→ **Requirement**
Return each line of the data below exactly, omitting any pictures.

→ **Dataset content**
═══

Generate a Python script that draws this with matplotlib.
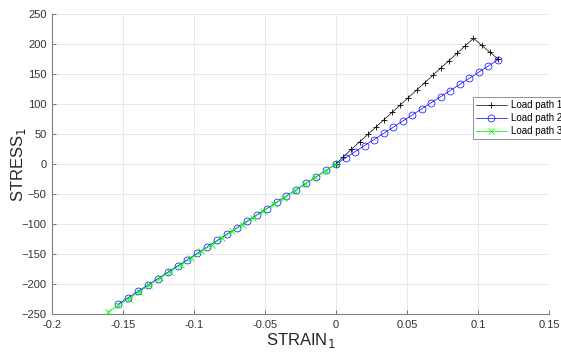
import matplotlib
matplotlib.use("Agg")
import matplotlib.pyplot as plt

# Load path 1 (black, '+')
strain1 = [0.0, 0.0052, 0.0109, 0.0166, 0.0224, 0.0281, 0.0338, 0.0396, 0.0453, 0.0510,
           0.0568, 0.0625, 0.0682, 0.0739, 0.0797, 0.0854, 0.0911, 0.0968,
           0.1025, 0.1083, 0.1140]
stress1 = [0.0, 12.2, 24.5, 36.9, 49.2, 61.5, 73.9, 86.2, 98.5, 110.8,
           123.2, 135.5, 147.8, 160.2, 172.5, 184.8, 197.2, 209.5,
           198.0, 186.5, 175.0]

# Load path 2 (blue, 'o')
strain2 = [-0.1535, -0.1465, -0.1395, -0.1326, -0.1256, -0.1186, -0.1116, -0.1047, -0.0977,
           -0.0907, -0.0837, -0.0767, -0.0698, -0.0628, -0.0558, -0.0488, -0.0419, -0.0349,
           -0.0279, -0.0209, -0.0140, -0.0070, 0.0, 0.0067, 0.0134, 0.0201, 0.0268, 0.0335,
           0.0402, 0.0469, 0.0536, 0.0603, 0.0670, 0.0737, 0.0804, 0.0871, 0.0938, 0.1005,
           0.1072, 0.1140]
stress2 = [-233.6, -223.0, -212.3, -201.8, -191.2, -180.5, -169.9, -159.4, -148.7,
           -138.0, -127.4, -116.7, -106.2, -95.6, -84.9, -74.3, -63.8, -53.1,
           -42.5, -31.8, -21.3, -10.7, 0.0, 10.2, 20.4, 30.6, 40.8, 51.0,
           61.2, 71.4, 81.6, 91.8, 102.0, 112.2, 122.4, 132.6, 142.8, 153.0,
           163.2, 173.5]

# Load path 3 (green, 'x')
strain3 = [0.0, -0.0073, -0.0146, -0.0219, -0.0292, -0.0365, -0.0438, -0.0511, -0.0584,
           -0.0657, -0.0730, -0.0803, -0.0876, -0.0949, -0.1022, -0.1095, -0.1168,
           -0.1241, -0.1314, -0.1387, -0.1460, -0.1533, -0.1606]
stress3 = [0.0, -11.2, -22.4, -33.6, -44.9, -56.1, -67.3, -78.5, -89.7,
           -100.9, -112.1, -123.3, -134.6, -145.8, -157.0, -168.2, -179.4,
           -190.6, -201.8, -213.0, -224.3, -235.5, -246.7]

labels = ["Load path 1", "Load path 2", "Load path 3"]
xticks = [-0.2, -0.15, -0.1, -0.05, 0, 0.05, 0.1, 0.15]
xticklabels = ["-0.2", "-0.15", "-0.1", "-0.05", "0", "0.05", "0.1", "0.15"]
yticks = [-250, -200, -150, -100, -50, 0, 50, 100, 150, 200, 250]

plt.rcParams['font.family'] = ['Liberation Sans', 'DejaVu Sans']

fig = plt.figure(figsize=(5.61, 3.63), dpi=100)
ax = fig.add_axes([52/561, (363-314)/363, (549-52)/561, 300/363])

ax.plot(strain1, stress1, color='black', lw=0.5, marker='+', ms=5, mew=0.6, label=labels[0])
ax.plot(strain2, stress2, color='blue', lw=0.5, marker='o', ms=5, mew=0.5,
        mfc='none', label=labels[1])
ax.plot(strain3, stress3, color=(0, 1, 0), lw=0.6, marker='x', ms=3.8, mew=0.6, label=labels[2])

ax.set_xlim(-0.2, 0.15)
ax.set_ylim(-250, 250)
ax.set_xticks(xticks)
ax.set_xticklabels(xticklabels)
ax.set_yticks(yticks)
ax.grid(True, color='#e8e8e8', lw=0.7)
ax.set_axisbelow(True)
for s in ['top', 'right']:
    ax.spines[s].set_visible(False)
for s in ['left', 'bottom']:
    ax.spines[s].set_color('#808080')
    ax.spines[s].set_linewidth(0.8)
ax.tick_params(direction='in', length=3, width=0.6, color='#606060',
               labelsize=8, labelcolor='#333333', pad=4)

ax.set_xlabel(r'STRAIN$_1$', fontsize=12, color='#262626')
ax.set_ylabel(r'STRESS$_1$', fontsize=12, color='#262626')
ax.xaxis.set_label_coords(0.5, -(341 - 314) / 300, transform=ax.transAxes)
ax.xaxis.label.set_va('center')
ax.yaxis.set_label_coords(-(52 - 19) / 497, 0.5, transform=ax.transAxes)
ax.yaxis.label.set_va('center')

leg = ax.legend(loc='upper left', bbox_to_anchor=(473/561, 1 - 97/363),
                bbox_transform=fig.transFigure, fontsize=7, frameon=True,
                fancybox=False, framealpha=1, edgecolor='#909090',
                borderpad=0.3, labelspacing=0.33, handlelength=3.2,
                handletextpad=0.4, borderaxespad=0)
leg.get_frame().set_linewidth(0.7)

fig.savefig('out.png', dpi=100)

═══

→ **Result for this exercise**
Generate a Python script that draws this with matplotlib.
import matplotlib
matplotlib.use("Agg")
import matplotlib.pyplot as plt

# Load path 1 (black, '+')
strain1 = [0.0, 0.0052, 0.0109, 0.0166, 0.0224, 0.0281, 0.0338, 0.0396, 0.0453, 0.0510,
           0.0568, 0.0625, 0.0682, 0.0739, 0.0797, 0.0854, 0.0911, 0.0968,
           0.1025, 0.1083, 0.1140]
stress1 = [0.0, 12.2, 24.5, 36.9, 49.2, 61.5, 73.9, 86.2, 98.5, 110.8,
           123.2, 135.5, 147.8, 160.2, 172.5, 184.8, 197.2, 209.5,
           198.0, 186.5, 175.0]

# Load path 2 (blue, 'o')
strain2 = [-0.1535, -0.1465, -0.1395, -0.1326, -0.1256, -0.1186, -0.1116, -0.1047, -0.0977,
           -0.0907, -0.0837, -0.0767, -0.0698, -0.0628, -0.0558, -0.0488, -0.0419, -0.0349,
           -0.0279, -0.0209, -0.0140, -0.0070, 0.0, 0.0067, 0.0134, 0.0201, 0.0268, 0.0335,
           0.0402, 0.0469, 0.0536, 0.0603, 0.0670, 0.0737, 0.0804, 0.0871, 0.0938, 0.1005,
           0.1072, 0.1140]
stress2 = [-233.6, -223.0, -212.3, -201.8, -191.2, -180.5, -169.9, -159.4, -148.7,
           -138.0, -127.4, -116.7, -106.2, -95.6, -84.9, -74.3, -63.8, -53.1,
           -42.5, -31.8, -21.3, -10.7, 0.0, 10.2, 20.4, 30.6, 40.8, 51.0,
           61.2, 71.4, 81.6, 91.8, 102.0, 112.2, 122.4, 132.6, 142.8, 153.0,
           163.2, 173.5]

# Load path 3 (green, 'x')
strain3 = [0.0, -0.0073, -0.0146, -0.0219, -0.0292, -0.0365, -0.0438, -0.0511, -0.0584,
           -0.0657, -0.0730, -0.0803, -0.0876, -0.0949, -0.1022, -0.1095, -0.1168,
           -0.1241, -0.1314, -0.1387, -0.1460, -0.1533, -0.1606]
stress3 = [0.0, -11.2, -22.4, -33.6, -44.9, -56.1, -67.3, -78.5, -89.7,
           -100.9, -112.1, -123.3, -134.6, -145.8, -157.0, -168.2, -179.4,
           -190.6, -201.8, -213.0, -224.3, -235.5, -246.7]

labels = ["Load path 1", "Load path 2", "Load path 3"]
xticks = [-0.2, -0.15, -0.1, -0.05, 0, 0.05, 0.1, 0.15]
xticklabels = ["-0.2", "-0.15", "-0.1", "-0.05", "0", "0.05", "0.1", "0.15"]
yticks = [-250, -200, -150, -100, -50, 0, 50, 100, 150, 200, 250]

plt.rcParams['font.family'] = ['Liberation Sans', 'DejaVu Sans']

fig = plt.figure(figsize=(5.61, 3.63), dpi=100)
ax = fig.add_axes([52/561, (363-314)/363, (549-52)/561, 300/363])

ax.plot(strain1, stress1, color='black', lw=0.5, marker='+', ms=5, mew=0.6, label=labels[0])
ax.plot(strain2, stress2, color='blue', lw=0.5, marker='o', ms=5, mew=0.5,
        mfc='none', label=labels[1])
ax.plot(strain3, stress3, color=(0, 1, 0), lw=0.6, marker='x', ms=3.8, mew=0.6, label=labels[2])

ax.set_xlim(-0.2, 0.15)
ax.set_ylim(-250, 250)
ax.set_xticks(xticks)
ax.set_xticklabels(xticklabels)
ax.set_yticks(yticks)
ax.grid(True, color='#e8e8e8', lw=0.7)
ax.set_axisbelow(True)
for s in ['top', 'right']:
    ax.spines[s].set_visible(False)
for s in ['left', 'bottom']:
    ax.spines[s].set_color('#808080')
    ax.spines[s].set_linewidth(0.8)
ax.tick_params(direction='in', length=3, width=0.6, color='#606060',
               labelsize=8, labelcolor='#333333', pad=4)

ax.set_xlabel(r'STRAIN$_1$', fontsize=12, color='#262626')
ax.set_ylabel(r'STRESS$_1$', fontsize=12, color='#262626')
ax.xaxis.set_label_coords(0.5, -(341 - 314) / 300, transform=ax.transAxes)
ax.xaxis.label.set_va('center')
ax.yaxis.set_label_coords(-(52 - 19) / 497, 0.5, transform=ax.transAxes)
ax.yaxis.label.set_va('center')

leg = ax.legend(loc='upper left', bbox_to_anchor=(473/561, 1 - 97/363),
                bbox_transform=fig.transFigure, fontsize=7, frameon=True,
                fancybox=False, framealpha=1, edgecolor='#909090',
                borderpad=0.3, labelspacing=0.33, handlelength=3.2,
                handletextpad=0.4, borderaxespad=0)
leg.get_frame().set_linewidth(0.7)

fig.savefig('out.png', dpi=100)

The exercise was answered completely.